For years, Gaza’s medical system has been on the brink of collapse. This is part of the “permanent emergency” borne by Israel’s regime of occupation, colonization and apartheid, as the human rights group Al-Haq states in a new position paper on COVID-19 and Palestinians’ right to health.
“COVID-19 poses a disproportionate and substantial threat to a Palestinian society deliberately denied for decades the right to develop a functioning healthcare system,” according to Al-Haq.
This is a direct result of “apartheid policies and practices imposed by Israel’s prolonged occupation,” the Palestinian group adds.
Palestinians have been fragmented into “distinct legal, political and geographic domains,” Al-Haq explains.

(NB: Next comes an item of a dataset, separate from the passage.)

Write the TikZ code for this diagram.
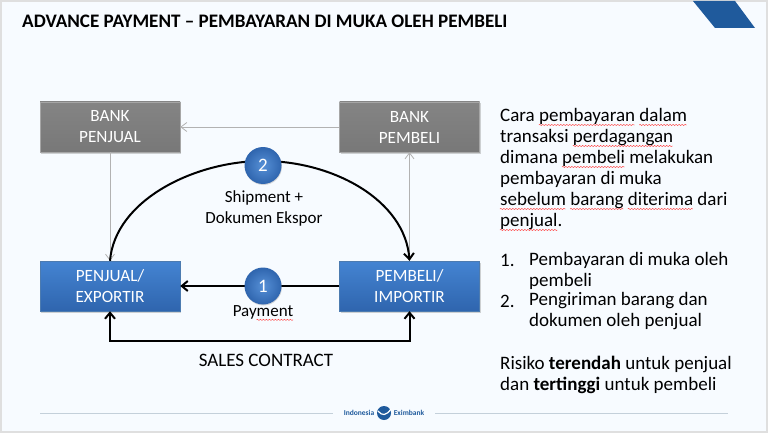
\documentclass[tikz,border=0pt]{standalone}
\usepackage{fontspec}
\setmainfont{Carlito}
\usetikzlibrary{shadows,arrows.meta,decorations.pathmorphing}
\definecolor{pagebg}{HTML}{F7FBFF}
\definecolor{slateblue}{HTML}{1F5A9C}
\definecolor{rulegray}{HTML}{C4D0DA}
\definecolor{bluetop}{HTML}{4484D2}
\definecolor{bluebot}{HTML}{2F65AE}
\definecolor{graytop}{HTML}{848484}
\definecolor{graybot}{HTML}{787878}
\newsavebox{\spellbox}
\newcommand{\spell}[1]{\sbox{\spellbox}{#1}\usebox{\spellbox}\llap{\tikz[baseline=3.6pt]\draw[red!75,line width=.45pt,decorate,decoration={snake,amplitude=.6pt,segment length=3pt}] (0pt,0pt) -- (\wd\spellbox,0pt);}}
\tikzset{
  graybox/.style={draw=gray!70,minimum width=140pt,minimum height=50pt,top color=graytop,bottom color=graybot,
    text=white,font=\fontsize{17.2}{21}\selectfont,align=center,drop shadow={shadow xshift=1pt,shadow yshift=-1.5pt,opacity=.35}},
  bluebox/.style={graybox,draw=slateblue!80,top color=bluetop,bottom color=bluebot},
  ballnode/.style={circle,minimum size=37pt,inner sep=0pt,text=white,font=\fontsize{19}{20}\selectfont,
    inner color=bluetop!90,outer color=bluebot,drop shadow={shadow xshift=.5pt,shadow yshift=-1pt,opacity=.3}},
  bodytext/.style={anchor=west,align=left,inner sep=0pt,font=\fontsize{19}{21}\selectfont},
  lbl/.style={font=\fontsize{17}{21}\selectfont,align=center,inner sep=0pt},
  thick line/.style={line width=2pt,black,-{Straight Barb[length=6pt,width=10pt]}},
  thin line/.style={line width=.8pt,gray!60,-{Straight Barb[length=6pt,width=9pt]}}
}
\begin{document}
\begin{tikzpicture}[x=1pt,y=-1pt]
  \node[fill=pagebg,draw=gray!25,line width=2pt,minimum width=766pt,minimum height=431pt,inner sep=0pt] (page) at (384,216.5) {};
  \useasboundingbox (0,0) rectangle (768,433);
  \fill[slateblue] (693,1) -- (735,1) -- (755,28) -- (715,28) -- cycle;
  \node[anchor=west,inner sep=0pt,font=\bfseries\fontsize{19.1}{20}\selectfont] (title) at (22,21) {ADVANCE PAYMENT -- PEMBAYARAN DI MUKA OLEH PEMBELI};

  \node[graybox] (bankjual) at (110,127) {BANK\\PENJUAL};
  \node[graybox] (bankbeli) at (409.5,127) {BANK\\PEMBELI};
  \node[bluebox] (penjual) at (110,286) {PENJUAL/\\EXPORTIR};
  \node[bluebox] (pembeli) at (409.5,286) {PEMBELI/\\IMPORTIR};

  \draw[thin line] (bankbeli) to (bankjual);
  \draw[thin line] (bankjual) to (penjual);
  \draw[thin line] (pembeli) to (bankbeli);

  \draw[line width=2pt] (penjual.north) .. controls (115,200) and (195,161) .. (263,161);
  \draw[thick line] (263,161) .. controls (333,161) and (405,200) .. (pembeli.north);
  \draw[thick line] (pembeli) to (penjual);
  \draw[thick line,{Straight Barb[length=6pt,width=10pt]}-{Straight Barb[length=6pt,width=10pt]}]
     (penjual.south) -- (110,341) -- (409.5,341) -- (pembeli.south);

  \node[ballnode] (two) at (263,165.5) {2};
  \node[ballnode] (one) at (263,286) {1};
  \node[lbl] (shipment) at (264,208.5) {Shipment +\\Dokumen Ekspor};
  \node[lbl] (payment) at (263,313) {Pay\spell{ment}};
  \node[lbl,font=\fontsize{19}{20}\selectfont] (sales) at (266,360) {SALES CONTRACT};

  \node[bodytext] (para) at (500,169.5) {Cara \spell{pembayaran} \spell{dalam}\\transaksi \spell{perdagangan}\\dimana \spell{pembeli} melakukan\\pembayaran di muka\\\spell{sebelum} \spell{barang} \spell{diterima} dari\\\spell{penjual}.};
  \node[bodytext] (numone) at (500,260) {1.};
  \node[bodytext] (itemone) at (529,270.5) {Pembayaran di muka oleh\\pembeli};
  \node[bodytext] (numtwo) at (500,301) {2.};
  \node[bodytext] (itemtwo) at (529,311.5) {Pengiriman barang dan\\dokumen oleh penjual};
  \node[bodytext] (risk) at (500,374.5) {Risiko \textbf{terendah} untuk penjual\\dan \textbf{tertinggi} untuk pembeli};

  \node[inner sep=0pt,font=\bfseries\fontsize{7.5}{8}\selectfont,text=slateblue] (logoleft) at (359,413) {Indonesia};
  \node[inner sep=0pt,font=\bfseries\fontsize{7.5}{8}\selectfont,text=slateblue] (logoright) at (409,413) {Eximbank};
  \node[circle,fill=slateblue,minimum size=14pt,inner sep=0pt] (logo) at (384,413) {};
  \draw[white,line width=1.2pt] (378,411) .. controls (382,416) and (386,416) .. (391,409);
  \draw[rulegray,line width=.8pt] (40,413) -- (333,413);
  \draw[rulegray,line width=.8pt] (435,413) -- (728,413);
\end{tikzpicture}
\end{document}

These distinct domains include Palestinians living under discriminatory Israeli civil law within Israel; those with permanent residency status in occupied and illegally annexed East Jerusalem; Palestinians living under Israeli military occupation in the West Bank and Gaza Strip; and Palestinian refugees and exiles in the diaspora who are denied by Israel their right to return.
Gaza, under a severe economic blockade and exacerbated Israeli closures since 2007, has been cut off from the West Bank, which has been divided up into enclaves with differing degrees of limited Palestinian self-rule.
This fragmentation is a key strategy of Israel’s apartheid regime, a 2017 study by the UN Economic and Social Commission found.
“This geographic division creates a complex system of dependency upon Israel,” Al-Haq states, “and its overarching military and security apparatus, which controls all movement of people and goods, as well as access to healthcare for Palestinians.”
Political and historic forces
Israel’s prolonged occupation, colonization and apartheid have deprived Palestinians of their means of subsistence, according to Al-Haq.
Humanitarian aid, like the COVID testing kits provided by WHO, addresses gaps in basic services. But it does not remedy the persistent and pervasive violation of Palestinians’ basic rights.
Beyond Israeli movement restrictions, the ongoing denial of Palestinian self-determination “remains a major impediment to the full and progressive realization of Palestinians’ economic, social and cultural rights, including to health,” Al-Haq states.
Palestinians are denied access to clean water and adequate sanitation while political prisoners held by Israel face “overcrowded and unsanitary detention conditions,” the rights group adds.
“The political and historic forces to which Palestinians have been subjected compound their susceptibility to COVID-19,” according to Al-Haq.
Israel, as the occupying power, is legally – not just morally – obliged to provide essential supplies to the civilians living under its rule.
Like so many of its obligations, Israel flouts its legal duties as third states look on and do almost nothing.
“As COVID-19 compounds Palestinian oppression, international justice and accountability are needed now more than ever to bring an end to Israeli impunity,” Al-Haq states.
The group is calling for “a full, thorough and comprehensive investigation by the International Criminal Court” and for the implementation of recommendations of prior UN inquiries into Israel’s violations of Palestinian rights.
Meanwhile, on Tuesday, the heads of the European Union’s diplomatic missions in Ramallah and Jerusalem visited Gaza for the first time since 2016.
This remarkably long absence belies their claim that “Gaza remains a priority for the EU and its member states.”
Though it acknowledges the dire “humanitarian crisis” in Gaza, the EU’s statement on the visit barely mentions Israel’s responsibility for the situation and makes no mention at all of its obligations as the occupying power.
Instead, EU Representative Sven Kühn von Burgsdorff issued a generic call that “all duty bearers should act now and respect their obligations under international law.”
The EU boasts of its humanitarian funding for Gaza’s “suffering” population.
But it is precisely because of the EU’s stubborn unwillingness to hold Israel directly accountable that the Palestinian doctors who briefed its diplomats on Tuesday face such “unprecedented challenges.”